Note the language: low-carbon energy solution. They aren’t falling into the seductive trap of ‘low-carbon fuel’ that so many vendors of fuels and hydrogen for energy types deeply wish they would.
From my perspective, that means that all of the replacement water craft will end up being battery-electric and that attempts to make hydrogen work on the water will fail as well.
But Singapore isn’t there yet. There is a lot in the blueprint about importing hydrogen and developing use cases for hydrogen and developing infrastructure for hydrogen. There’s also a lot about importing renewable electricity from countries both nearby — Malaysia is only a kilometer away across the Johor Strait and Indonesia is 16 km away across the shallow Singapore Strait — and distant, with the Suncable effort that’s back on the table to bring Australia’s sunshine to the Little Red Dot via subsea HVDC cable.

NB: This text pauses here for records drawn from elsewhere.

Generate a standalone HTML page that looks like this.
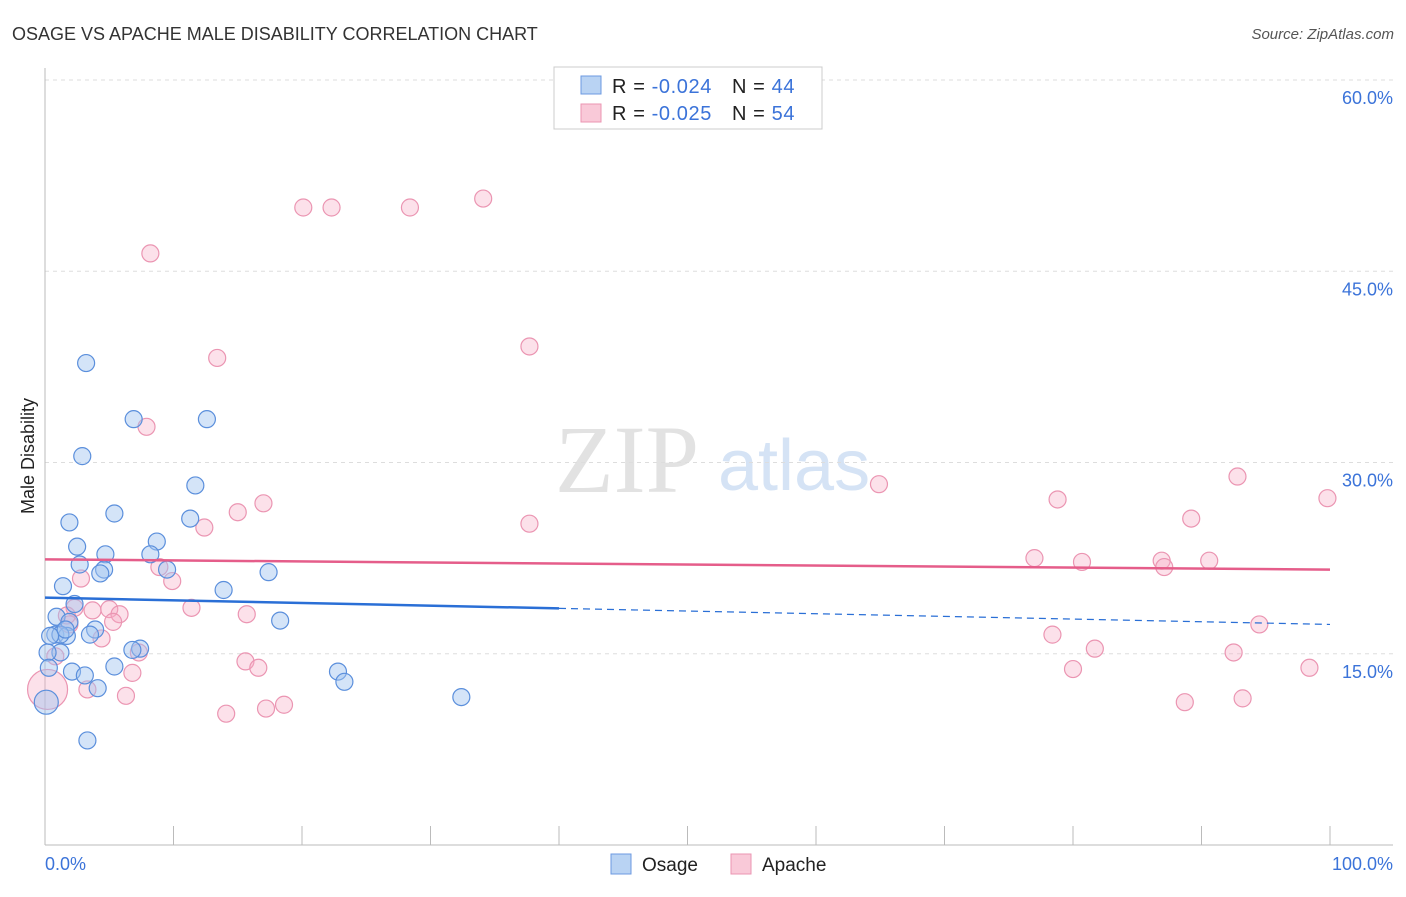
<!DOCTYPE html>
<html><head><meta charset="utf-8"><style>
body{margin:0;background:#fff;width:1406px;height:892px;overflow:hidden;font-family:"Liberation Sans",sans-serif}
</style></head><body>
<svg id="chart" width="1406" height="892" xmlns="http://www.w3.org/2000/svg">
<text x="12" y="40" font-size="18" fill="#333">OSAGE VS APACHE MALE DISABILITY CORRELATION CHART</text>
<text x="1394" y="39" font-size="15" fill="#555" font-style="italic" text-anchor="end">Source: ZipAtlas.com</text>
<g>
<text x="555" y="492" font-family="Liberation Serif,serif" font-size="96" fill="#e2e2e2">ZIP</text>
<text x="718" y="490" font-size="72" fill="#d5e3f5">atlas</text>
</g>
<g id="grid"></g>
<line x1="45" y1="68" x2="45" y2="845" stroke="#bbb"/>
<line x1="45" y1="845" x2="1393" y2="845" stroke="#bbb"/>
<g id="xticks"></g>
<text x="45" y="870" font-size="18" fill="#3b73d9">0.0%</text>
<text x="1393" y="870" font-size="18" fill="#3b73d9" text-anchor="end">100.0%</text>
<text transform="translate(34,456) rotate(-90)" font-size="18" fill="#222" text-anchor="middle">Male Disability</text>
<g id="marks"></g>
<g>
<rect x="554" y="67" width="268" height="62" fill="#fff" stroke="#ccc"/>
<rect x="581" y="76" width="20" height="18" fill="#b9d3f3" stroke="#6c9ae0"/>
<rect x="581" y="104" width="20" height="18" fill="#f9c9d8" stroke="#eb95b2"/>
<text x="612" y="93" font-size="20" fill="#222" letter-spacing="0.6">R = <tspan fill="#3b73d9">-0.024</tspan><tspan dx="20">N = </tspan><tspan fill="#3b73d9">44</tspan></text>
<text x="612" y="120" font-size="20" fill="#222" letter-spacing="0.6">R = <tspan fill="#3b73d9">-0.025</tspan><tspan dx="20">N = </tspan><tspan fill="#3b73d9">54</tspan></text>
</g>
<g>
<rect x="611" y="854" width="20" height="20" fill="#b9d3f3" stroke="#6c9ae0"/>
<text x="642" y="871" font-size="19" fill="#222">Osage</text>
<rect x="731" y="854" width="20" height="20" fill="#f9c9d8" stroke="#eb95b2"/>
<text x="762" y="871" font-size="19" fill="#222">Apache</text>
</g>
</svg>
<script>
const yTicks=[15,30,45,60];
const yTickLabels=["15.0%","30.0%","45.0%","60.0%"];
const xTicks=[0,10,20,30,40,50,60,70,80,90,100];
const osageX=[3.2,6.9,12.6,2.9,11.7,5.4,1.9,11.3,8.7,2.5,4.7,8.2,2.7,4.6,4.3,9.5,17.4,1.4,13.9,2.3,0.9,1.9,18.3,3.9,0.8,1.7,1.2,3.5,7.4,6.8,1.2,0.2,0.3,5.4,2.1,3.1,22.8,23.3,4.1,32.4,0.1,3.3,0.4,1.6];
const osageY=[37.8,33.4,33.4,30.5,28.2,26.0,25.3,25.6,23.8,23.4,22.8,22.8,22.0,21.6,21.3,21.6,21.4,20.3,20.0,18.9,17.9,17.5,17.6,16.9,16.5,16.4,16.5,16.5,15.4,15.3,15.1,15.1,13.9,14.0,13.6,13.3,13.6,12.8,12.3,11.6,11.2,8.2,16.4,16.9];
const apacheX=[20.1,22.3,28.4,34.1,8.2,37.7,13.4,7.9,64.9,17.0,15.0,12.4,37.7,78.8,92.8,99.8,89.2,77.0,80.7,86.9,90.6,87.1,8.9,9.9,2.8,2.3,5.0,5.8,3.7,11.4,15.7,5.3,4.4,1.9,7.3,94.5,78.4,81.7,92.5,15.6,16.6,6.8,0.8,80.0,98.4,3.3,6.3,0.2,88.7,93.2,14.1,17.2,18.6,1.7];
const apacheY=[50.0,50.0,50.0,50.7,46.4,39.1,38.2,32.8,28.3,26.8,26.1,24.9,25.2,27.1,28.9,27.2,25.6,22.5,22.2,22.3,22.3,21.8,21.8,20.7,20.9,18.6,18.5,18.1,18.4,18.6,18.1,17.5,16.2,17.3,15.1,17.3,16.5,15.4,15.1,14.4,13.9,13.5,14.8,13.8,13.9,12.2,11.7,12.2,11.2,11.5,10.3,10.7,11.0,18.0];
const osageTrend=[19.4,17.3];
const apacheTrend=[22.4,21.6];
const osageSolidEnd=40;
const NS="http://www.w3.org/2000/svg";
const X=v=>45+v*12.85, Y=v=>845-v*12.75;
function mk(tag,attrs,parent){const e=document.createElementNS(NS,tag);for(const k in attrs)e.setAttribute(k,attrs[k]);document.getElementById(parent).appendChild(e);return e;}
yTicks.forEach((t,i)=>{
 const l=mk('line',{x1:45,x2:1393,y1:Y(t),y2:Y(t),stroke:'#ddd','stroke-dasharray':'4,4'},'grid');
 
 
 const tx=mk('text',{x:1393,y:Y(t)+24,'font-size':18,fill:'#3b73d9','text-anchor':'end'},'grid');
 tx.textContent=yTickLabels[i];
 
 
});
xTicks.forEach(t=>{
 const l=mk('line',{x1:X(t),x2:X(t),y1:826,y2:845,stroke:'#bbb'},'xticks');
 
 
});
function dots(xs,ys,fill,stroke,name){
 xs.forEach((x,i)=>{
  let r=8.5;
  if(x<0.3&&ys[i]>12&&ys[i]<12.5) r=20;
  if(x<0.15&&ys[i]<11.5) r=12;
  const c=mk('circle',{cx:X(x),cy:Y(ys[i]),r:r,fill:fill,stroke:stroke,'stroke-width':1.2},'marks');
  
  
 });
}
dots(apacheX,apacheY,'rgba(246,170,196,0.35)','#eb95b2','apache-point');
dots(osageX,osageY,'rgba(160,195,240,0.45)','#5b8fdc','osage-point');
const sl=(a,b,t)=>a+(b-a)*t/100;
let e=mk('line',{x1:X(0),y1:Y(osageTrend[0]),x2:X(osageSolidEnd),y2:Y(sl(osageTrend[0],osageTrend[1],osageSolidEnd)),stroke:'#2a6fd6','stroke-width':2.5},'marks');


e=mk('line',{x1:X(osageSolidEnd),y1:Y(sl(osageTrend[0],osageTrend[1],osageSolidEnd)),x2:X(100),y2:Y(osageTrend[1]),stroke:'#2a6fd6','stroke-width':1.2,'stroke-dasharray':'7,5'},'marks');


e=mk('line',{x1:X(0),y1:Y(apacheTrend[0]),x2:X(100),y2:Y(apacheTrend[1]),stroke:'#e55d8a','stroke-width':2.5},'marks');


</script>
</body></html>
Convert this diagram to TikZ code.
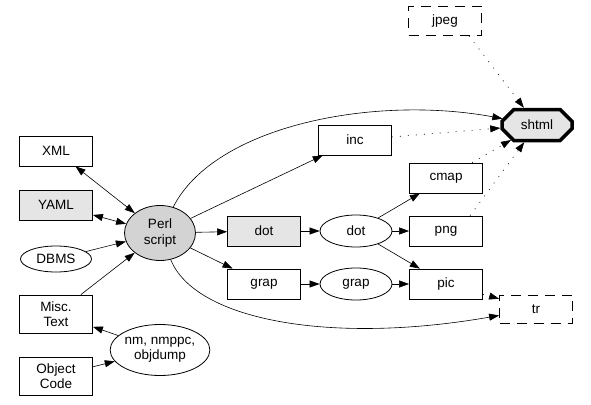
\documentclass[tikz,border=0pt]{standalone}
\usepackage{fontspec}
\setmainfont{Liberation Sans}
\usetikzlibrary{arrows.meta,shapes.geometric,shapes.misc}
\definecolor{lgray}{HTML}{E5E5E5}
\definecolor{mgray}{HTML}{D3D3D3}
\tikzset{
  base/.style={draw,line width=0.8pt,inner sep=0pt,align=center,font=\fontsize{13.5}{15.5}\selectfont},
  boxn/.style={base,rectangle,minimum width=73pt,minimum height=30pt},
  tallbox/.style={boxn,minimum height=38pt},
  dbox/.style={boxn,dash pattern=on 10pt off 7pt},
  elln/.style={base,ellipse,minimum width=72pt,minimum height=32pt},
  tip/.style={-{Triangle[length=10pt,width=7pt]}},
  dtip/.style={{Triangle[length=10pt,width=7pt]}-{Triangle[length=10pt,width=7pt]}},
  edge/.style={line width=0.6pt,tip},
  dotedge/.style={edge,dash pattern=on 1pt off 7pt},
}
\begin{document}
\begin{tikzpicture}[x=1pt,y=-1pt]
\useasboundingbox (0,0) rectangle (591,404);
% nodes
\node[boxn] (xml) at (56,151) {XML};
\node[boxn,fill=lgray] (yaml) at (56,205) {YAML};
\node[elln,minimum width=71pt,minimum height=26pt] (dbms) at (56,259) {DBMS};
\node[tallbox] (misc) at (56,314) {Misc.\\Text};
\node[tallbox] (obj) at (56,376) {Object\\Code};
\node[elln,minimum width=99pt,minimum height=51pt] (nm) at (160,350) {nm, nmppc,\\objdump};
\node[elln,fill=mgray,minimum width=71pt,minimum height=55pt] (perl) at (160,233) {Perl\\script};
\node[boxn] (inc) at (355,140) {inc};
\node[boxn,fill=lgray] (dotb) at (264,231) {dot};
\node[elln] (dote) at (356,231) {dot};
\node[boxn] (grapb) at (264,284) {grap};
\node[elln] (grape) at (356,284) {grap};
\node[boxn] (cmap) at (446,178) {cmap};
\node[boxn] (png) at (446,231) {png};
\node[boxn] (pic) at (446,284) {pic};
\node[dbox,minimum height=29pt] (jpeg) at (445,21) {jpeg};
\node[dbox,minimum height=28pt] (tr) at (536,309) {tr};
\node[base,chamfered rectangle,chamfered rectangle xsep=18pt,chamfered rectangle ysep=7pt,
      minimum width=70pt,minimum height=31pt,line width=3.5pt,fill=lgray] (shtml) at (537,125) {shtml};
% edges
\draw[line width=0.6pt,dtip] (xml) -- (perl);
\draw[line width=0.6pt,dtip] (yaml) -- (perl);
\draw[edge] (dbms) -- (perl);
\draw[edge] (misc) -- (perl);
\draw[edge] (obj) -- (nm);
\draw[edge] (nm) -- (misc);
\draw[edge] (perl) -- (inc);
\draw[edge] (perl) -- (dotb);
\draw[edge] (perl) -- (grapb);
\draw[edge] (perl) .. controls (215,125) and (375,95) .. (shtml);
\draw[edge] (perl) .. controls (195,320) and (330,345) .. (tr);
\draw[edge] (dotb) -- (dote);
\draw[edge] (dote) -- (cmap);
\draw[edge] (dote) -- (png);
\draw[edge] (dote) -- (pic);
\draw[edge] (grapb) -- (grape);
\draw[edge] (grape) -- (pic);
\draw[dotedge] (inc) -- (shtml);
\draw[dotedge] ([xshift=24pt]jpeg.south) -- (shtml);
\draw[dotedge] ([xshift=26pt]cmap.north) -- (shtml);
\draw[dotedge] ([xshift=24pt]png.north) -- (shtml);
\draw[dotedge] (pic) -- (tr);
\end{tikzpicture}
\end{document}
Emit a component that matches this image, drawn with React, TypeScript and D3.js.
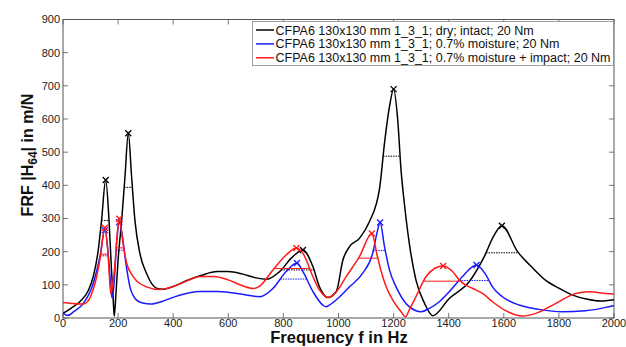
import React from "react";
import * as d3 from "d3";

type Pt = [number, number];

const dryIntact: Pt[] = [
  [0, 14], [30, 30], [62, 50], [90, 80], [110, 125], [128, 205], [140, 295], [155, 416],
  [167, 295], [176, 145], [182, 60], [186, 5], [192, 70], [200, 175], [213, 295], [225, 426],
  [237, 557], [249, 426], [261, 295], [279, 195], [303, 135], [339, 90], [363, 87], [400, 95],
  [450, 113], [500, 128], [560, 140], [600, 140], [650, 133], [700, 121], [740, 117], [786, 140],
  [834, 185], [871, 205], [907, 155], [931, 94], [961, 62], [992, 80], [1016, 175], [1040, 215],
  [1076, 240], [1112, 290], [1149, 390], [1167, 527], [1185, 637], [1200, 690], [1215, 597],
  [1227, 446], [1239, 346], [1257, 225], [1281, 115], [1312, 45], [1342, 7], [1402, 59],
  [1475, 110], [1529, 185], [1565, 250], [1593, 278], [1650, 200], [1700, 155], [1750, 115],
  [1800, 90], [1850, 69], [1900, 57], [1950, 51], [2000, 55],
];

const moisture: Pt[] = [
  [0, 14], [18, 8], [40, 20], [74, 44], [110, 105], [134, 185], [152, 265], [164, 195],
  [172, 110], [178, 60], [185, 100], [195, 230], [204, 289], [215, 250], [225, 185], [243, 94],
  [267, 54], [290, 45], [318, 42], [360, 50], [420, 68], [496, 80], [560, 80], [605, 77],
  [660, 70], [714, 64], [762, 89], [810, 140], [849, 166], [871, 140], [907, 80], [943, 39],
  [955, 34], [967, 39], [1004, 64], [1040, 94], [1088, 135], [1124, 195], [1142, 265],
  [1151, 288], [1167, 215], [1185, 145], [1209, 94], [1245, 44], [1281, 22], [1300, 19],
  [1330, 29], [1366, 49], [1402, 79], [1450, 125], [1487, 155], [1501, 160], [1535, 130],
  [1559, 94], [1595, 64], [1656, 39], [1728, 26], [1813, 19], [1897, 22], [1970, 32], [2000, 38],
];

const moistureImpact: Pt[] = [
  [0, 47], [30, 44], [62, 42], [80, 44], [100, 65], [118, 110], [134, 175], [152, 272],
  [164, 185], [170, 105], [174, 72], [180, 100], [188, 155], [197, 255], [204, 299], [218, 225],
  [231, 165], [255, 125], [303, 94], [351, 86], [400, 95], [450, 112], [496, 125], [550, 125],
  [599, 115], [650, 98], [690, 89], [714, 96], [762, 145], [810, 190], [847, 211], [871, 195],
  [907, 125], [931, 84], [955, 64], [965, 62], [992, 79], [1028, 125], [1076, 185], [1121, 255],
  [1140, 190], [1155, 140], [1173, 94], [1197, 54], [1227, 19], [1243, 4], [1260, 30],
  [1281, 64], [1318, 125], [1350, 150], [1380, 157], [1414, 140], [1438, 115], [1462, 99],
  [1487, 89], [1523, 74], [1559, 49], [1607, 22], [1668, 6], [1716, 14], [1789, 44],
  [1861, 74], [1909, 79], [1970, 74], [2000, 72],
];

const peaksDry = [155, 237, 871, 1200, 1593];
const peaksMoisture = [152, 204, 849, 1151, 1501];
const peaksImpact = [152, 204, 847, 1121, 1380];

const legendLabels = [
  "CFPA6 130x130 mm 1_3_1; dry; intact; 20 Nm",
  "CFPA6 130x130 mm 1_3_1; 0.7% moisture; 20 Nm",
  "CFPA6 130x130 mm 1_3_1; 0.7% moisture + impact; 20 Nm",
];
const seriesColors = ["#000000", "#1a1aff", "#ff1a1a"];

const xTicks = [0, 200, 400, 600, 800, 1000, 1200, 1400, 1600, 1800, 2000];
const yTicks = [0, 100, 200, 300, 400, 500, 600, 700, 800, 900];

const W = 626;
const H = 347;
const L = 63;
const R = 614;
const T = 19.5;
const B = 318;
const FONT = "'Liberation Sans', Arial, Helvetica, sans-serif";

function halfPower(data: Pt[], f: number) {
  const i = data.findIndex((d) => d[0] === f);
  const v = data[i][1];
  const lvl = v / Math.SQRT2;
  let f1 = data[0][0];
  for (let k = i; k > 0; k--) {
    if (data[k - 1][1] <= lvl) {
      const [a, av] = data[k - 1];
      const [b, bv] = data[k];
      f1 = a + ((lvl - av) / (bv - av)) * (b - a);
      break;
    }
  }
  let f2 = data[data.length - 1][0];
  for (let k = i; k < data.length - 1; k++) {
    if (data[k + 1][1] <= lvl) {
      const [a, av] = data[k];
      const [b, bv] = data[k + 1];
      f2 = a + ((av - lvl) / (av - bv)) * (b - a);
      break;
    }
  }
  return { f1, f2, lvl, v };
}

export default function App() {
  const x = d3.scaleLinear().domain([0, 2000]).range([L, R]);
  const y = d3.scaleLinear().domain([0, 900]).range([B, T]);
  const line = d3
    .line<Pt>()
    .x((d) => x(d[0]))
    .y((d) => y(d[1]))
    .curve(d3.curveMonotoneX);

  const series = [
    { data: dryIntact, peaks: peaksDry, color: seriesColors[0] },
    { data: moisture, peaks: peaksMoisture, color: seriesColors[1] },
    { data: moistureImpact, peaks: peaksImpact, color: seriesColors[2] },
  ];

  const tick = 5;
  const axisColor = "#555";

  return (
    <svg
      width={W}
      height={H}
      style={{ position: "absolute", left: 0, top: 0, background: "#fff" }}
      fontFamily={FONT}
    >
      <rect x={0} y={0} width={W} height={H} fill="#fff" />
      <defs>
        <clipPath id="plot">
          <rect x={L} y={T} width={R - L} height={B - T} />
        </clipPath>
      </defs>
      {xTicks.map((t) => (
        <g key={"xt" + t}>
          <line x1={x(t)} x2={x(t)} y1={B} y2={B - tick} stroke={axisColor} strokeWidth={0.8} />
          <line x1={x(t)} x2={x(t)} y1={T} y2={T + tick} stroke={axisColor} strokeWidth={0.8} />
          <text x={x(t)} y={326.5} fontSize={11} textAnchor="middle" fill="#222">
            {t}
          </text>
        </g>
      ))}
      {yTicks.map((t) => (
        <g key={"yt" + t}>
          <line x1={L} x2={L + tick} y1={y(t)} y2={y(t)} stroke={axisColor} strokeWidth={0.8} />
          <line x1={R} x2={R - tick} y1={y(t)} y2={y(t)} stroke={axisColor} strokeWidth={0.8} />
          <text x={60} y={y(t)} dy="0.35em" fontSize={11} textAnchor="end" fill="#222">
            {t}
          </text>
        </g>
      ))}
      <rect x={L} y={T} width={R - L} height={B - T} fill="none" stroke={axisColor} strokeWidth={1} />

      <g clipPath="url(#plot)">
        {series.map((s, si) => (
          <g key={"s" + si}>
            <path d={line(s.data) || ""} fill="none" stroke={s.color} strokeWidth={1.5} />
            {s.peaks.map((p) => {
              const hp = halfPower(s.data, p);
              const px = x(p);
              const py = y(hp.v);
              const m = 3;
              return (
                <g key={"p" + p}>
                  <line
                    x1={x(hp.f1)}
                    x2={x(hp.f2)}
                    y1={y(hp.lvl)}
                    y2={y(hp.lvl)}
                    stroke={s.color}
                    strokeWidth={1}
                    strokeDasharray={si === 2 ? undefined : "1.5,1"}
                  />
                  <path
                    d={`M${px - m},${py - m}L${px + m},${py + m}M${px - m},${py + m}L${px + m},${py - m}`}
                    stroke={s.color}
                    strokeWidth={1.3}
                  />
                </g>
              );
            })}
          </g>
        ))}
      </g>

      <rect x={252.5} y={21.5} width={361} height={44} fill="#fff" stroke="#888" strokeWidth={0.8} />
      {legendLabels.map((lab, i) => {
        const cy = 30 + i * 13.9;
        return (
          <g key={"lg" + i}>
            <line x1={256} x2={274} y1={cy} y2={cy} stroke={seriesColors[i]} strokeWidth={1.5} />
            <text x={275.5} y={cy} dy="0.36em" fontSize={12.5} fill="#111">
              {lab}
            </text>
          </g>
        );
      })}

      <text x={339} y={343.3} fontSize={16.5} fontWeight="bold" textAnchor="middle" fill="#111">
        Frequency f in Hz
      </text>
      <text
        transform="translate(33,155) rotate(-90)"
        fontSize={16}
        fontWeight="bold"
        textAnchor="middle"
        fill="#111"
      >
        <tspan>FRF |H</tspan>
        <tspan dy={4} fontSize={12}>64</tspan>
        <tspan dy={-4}>| in m/N</tspan>
      </text>
    </svg>
  );
}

As I’ve been saying to Toh for a few years now, it’s going to be all electricity, all the time with an ASEAN Supergrid developing and tying into China’s Asian Supergrid. The use cases for hydrogen won’t pencil out, and the country will decarbonize with electrons, just like everywhere else.
But that’s a process and there will be a million tiny experiments, each of which will yet again recreate the total cost of ownership process and find that hydrogen for energy doesn’t make economic sense. Singapore being Singapore, those assessments will likely be done before they commit too much money to hydrogen as a fuel, unlike the case of Lower Saxony with its hydrogen train debacle and reversal.
In the future, all of the ground and water equipment in ports will be grid-tied or battery-electric. The ships that berth in them will come in and leave silently under battery power and plug into megacharging buoys and swap depleted containers of batteries for charged ones. They’ll use electrons for onboard power instead of generators. The ports will be much quieter, much less polluted, much less of a greenhouse gas emitter, and much more efficient. Everyone will be better off at the end of this process. Well, except for the people who invested heavily in hydrogen for energy.